=== PROBLEM REQUIREMENTS ===
Repeat the records below exactly, leaving out every picture.

_____

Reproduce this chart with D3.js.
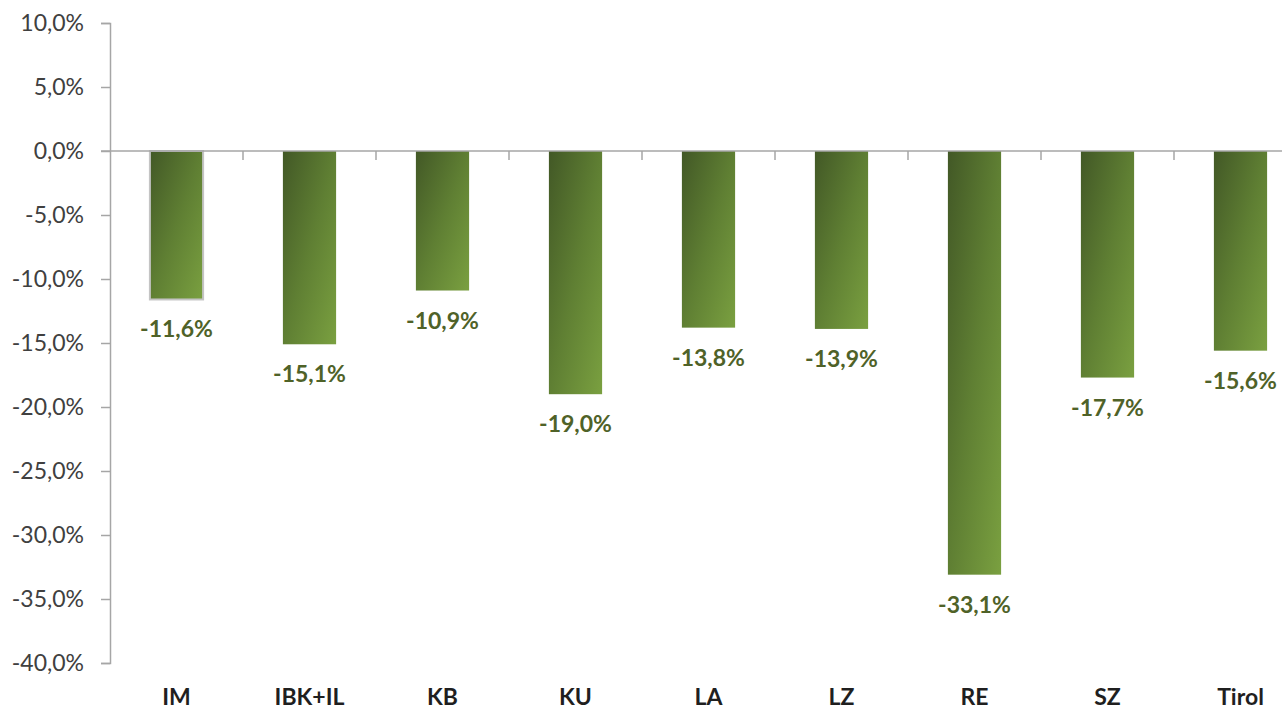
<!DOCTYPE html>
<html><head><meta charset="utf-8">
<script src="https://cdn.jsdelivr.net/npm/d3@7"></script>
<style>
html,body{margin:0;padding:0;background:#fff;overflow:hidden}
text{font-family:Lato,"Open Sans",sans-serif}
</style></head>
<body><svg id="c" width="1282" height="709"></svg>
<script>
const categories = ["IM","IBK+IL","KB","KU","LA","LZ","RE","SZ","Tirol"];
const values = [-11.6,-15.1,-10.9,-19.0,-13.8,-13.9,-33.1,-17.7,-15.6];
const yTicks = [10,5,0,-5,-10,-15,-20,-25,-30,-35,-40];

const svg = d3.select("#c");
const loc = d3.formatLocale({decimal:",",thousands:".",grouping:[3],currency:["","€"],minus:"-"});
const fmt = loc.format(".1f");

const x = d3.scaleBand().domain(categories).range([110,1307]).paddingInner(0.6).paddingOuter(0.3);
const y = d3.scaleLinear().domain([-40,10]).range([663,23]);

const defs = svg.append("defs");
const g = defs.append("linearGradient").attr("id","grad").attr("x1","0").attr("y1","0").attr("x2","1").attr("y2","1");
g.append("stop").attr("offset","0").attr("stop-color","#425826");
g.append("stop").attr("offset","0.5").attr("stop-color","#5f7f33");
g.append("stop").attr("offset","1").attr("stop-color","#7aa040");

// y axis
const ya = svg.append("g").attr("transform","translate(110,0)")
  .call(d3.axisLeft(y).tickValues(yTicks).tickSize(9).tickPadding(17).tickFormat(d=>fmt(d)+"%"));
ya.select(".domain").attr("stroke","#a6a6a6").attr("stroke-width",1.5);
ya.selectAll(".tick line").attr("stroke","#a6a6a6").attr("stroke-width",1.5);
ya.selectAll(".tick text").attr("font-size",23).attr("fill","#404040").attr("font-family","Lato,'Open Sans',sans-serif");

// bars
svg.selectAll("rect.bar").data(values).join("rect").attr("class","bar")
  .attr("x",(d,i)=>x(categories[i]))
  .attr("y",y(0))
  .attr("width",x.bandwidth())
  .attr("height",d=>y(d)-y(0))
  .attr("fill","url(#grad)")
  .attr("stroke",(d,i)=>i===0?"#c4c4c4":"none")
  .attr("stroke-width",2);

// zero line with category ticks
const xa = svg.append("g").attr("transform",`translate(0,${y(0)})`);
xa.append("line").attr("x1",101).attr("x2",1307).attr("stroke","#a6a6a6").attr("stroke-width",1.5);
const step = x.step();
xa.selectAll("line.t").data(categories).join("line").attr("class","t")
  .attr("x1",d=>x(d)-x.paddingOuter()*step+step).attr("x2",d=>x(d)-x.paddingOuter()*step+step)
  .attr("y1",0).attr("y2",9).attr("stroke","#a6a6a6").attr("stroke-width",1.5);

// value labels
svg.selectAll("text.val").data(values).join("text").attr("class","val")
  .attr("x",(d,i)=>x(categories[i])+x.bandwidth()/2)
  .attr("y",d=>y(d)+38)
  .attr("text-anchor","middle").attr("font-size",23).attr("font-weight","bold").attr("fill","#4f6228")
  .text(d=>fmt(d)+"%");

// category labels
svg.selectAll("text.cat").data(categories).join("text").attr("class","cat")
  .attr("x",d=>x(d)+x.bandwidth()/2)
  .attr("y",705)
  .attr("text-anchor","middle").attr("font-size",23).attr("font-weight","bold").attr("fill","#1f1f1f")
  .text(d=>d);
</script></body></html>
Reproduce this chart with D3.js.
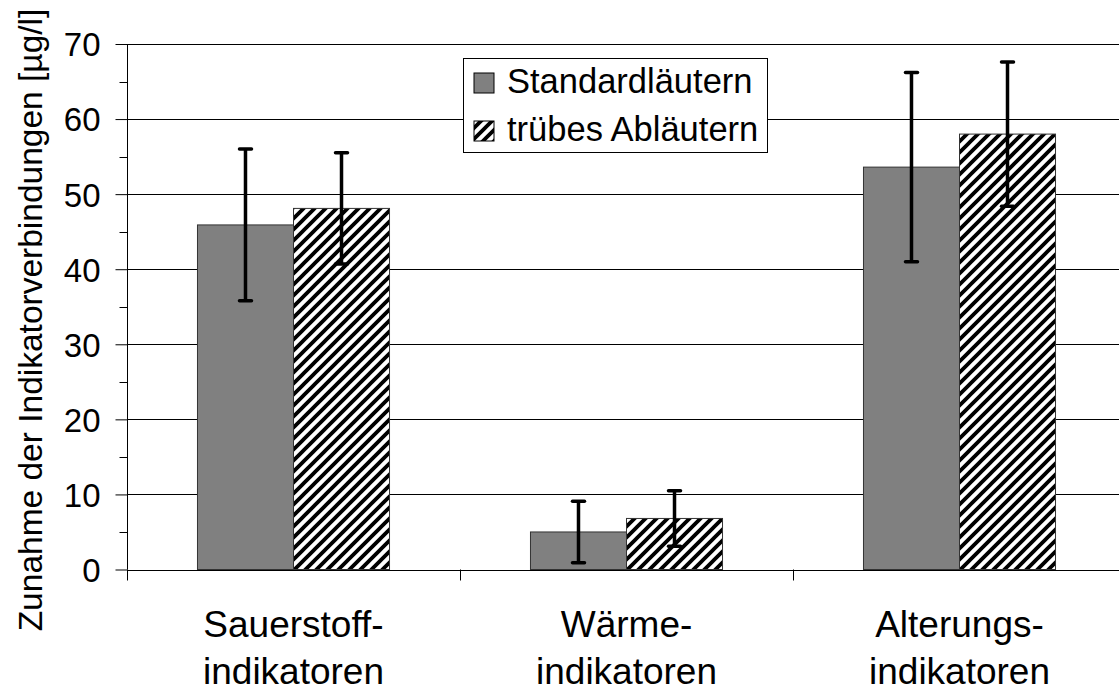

_____

=== RESPONSE ===
Reproduce this chart with D3.js.
<!DOCTYPE html>
<html><head><meta charset="utf-8">
<script src="https://cdn.jsdelivr.net/npm/d3@7"></script>
<style>
html,body{margin:0;padding:0;background:#fff;overflow:hidden}
text{font-family:Lato,"Open Sans",sans-serif}
</style></head>
<body><svg id="c" width="1282" height="709"></svg>
<script>
const categories = ["IM","IBK+IL","KB","KU","LA","LZ","RE","SZ","Tirol"];
const values = [-11.6,-15.1,-10.9,-19.0,-13.8,-13.9,-33.1,-17.7,-15.6];
const yTicks = [10,5,0,-5,-10,-15,-20,-25,-30,-35,-40];

const svg = d3.select("#c");
const loc = d3.formatLocale({decimal:",",thousands:".",grouping:[3],currency:["","€"],minus:"-"});
const fmt = loc.format(".1f");

const x = d3.scaleBand().domain(categories).range([110,1307]).paddingInner(0.6).paddingOuter(0.3);
const y = d3.scaleLinear().domain([-40,10]).range([663,23]);

const defs = svg.append("defs");
const g = defs.append("linearGradient").attr("id","grad").attr("x1","0").attr("y1","0").attr("x2","1").attr("y2","1");
g.append("stop").attr("offset","0").attr("stop-color","#425826");
g.append("stop").attr("offset","0.5").attr("stop-color","#5f7f33");
g.append("stop").attr("offset","1").attr("stop-color","#7aa040");

// y axis
const ya = svg.append("g").attr("transform","translate(110,0)")
  .call(d3.axisLeft(y).tickValues(yTicks).tickSize(9).tickPadding(17).tickFormat(d=>fmt(d)+"%"));
ya.select(".domain").attr("stroke","#a6a6a6").attr("stroke-width",1.5);
ya.selectAll(".tick line").attr("stroke","#a6a6a6").attr("stroke-width",1.5);
ya.selectAll(".tick text").attr("font-size",23).attr("fill","#404040").attr("font-family","Lato,'Open Sans',sans-serif");

// bars
svg.selectAll("rect.bar").data(values).join("rect").attr("class","bar")
  .attr("x",(d,i)=>x(categories[i]))
  .attr("y",y(0))
  .attr("width",x.bandwidth())
  .attr("height",d=>y(d)-y(0))
  .attr("fill","url(#grad)")
  .attr("stroke",(d,i)=>i===0?"#c4c4c4":"none")
  .attr("stroke-width",2);

// zero line with category ticks
const xa = svg.append("g").attr("transform",`translate(0,${y(0)})`);
xa.append("line").attr("x1",101).attr("x2",1307).attr("stroke","#a6a6a6").attr("stroke-width",1.5);
const step = x.step();
xa.selectAll("line.t").data(categories).join("line").attr("class","t")
  .attr("x1",d=>x(d)-x.paddingOuter()*step+step).attr("x2",d=>x(d)-x.paddingOuter()*step+step)
  .attr("y1",0).attr("y2",9).attr("stroke","#a6a6a6").attr("stroke-width",1.5);

// value labels
svg.selectAll("text.val").data(values).join("text").attr("class","val")
  .attr("x",(d,i)=>x(categories[i])+x.bandwidth()/2)
  .attr("y",d=>y(d)+38)
  .attr("text-anchor","middle").attr("font-size",23).attr("font-weight","bold").attr("fill","#4f6228")
  .text(d=>fmt(d)+"%");

// category labels
svg.selectAll("text.cat").data(categories).join("text").attr("class","cat")
  .attr("x",d=>x(d)+x.bandwidth()/2)
  .attr("y",705)
  .attr("text-anchor","middle").attr("font-size",23).attr("font-weight","bold").attr("fill","#1f1f1f")
  .text(d=>d);
</script></body></html>
Reproduce this chart with D3.js.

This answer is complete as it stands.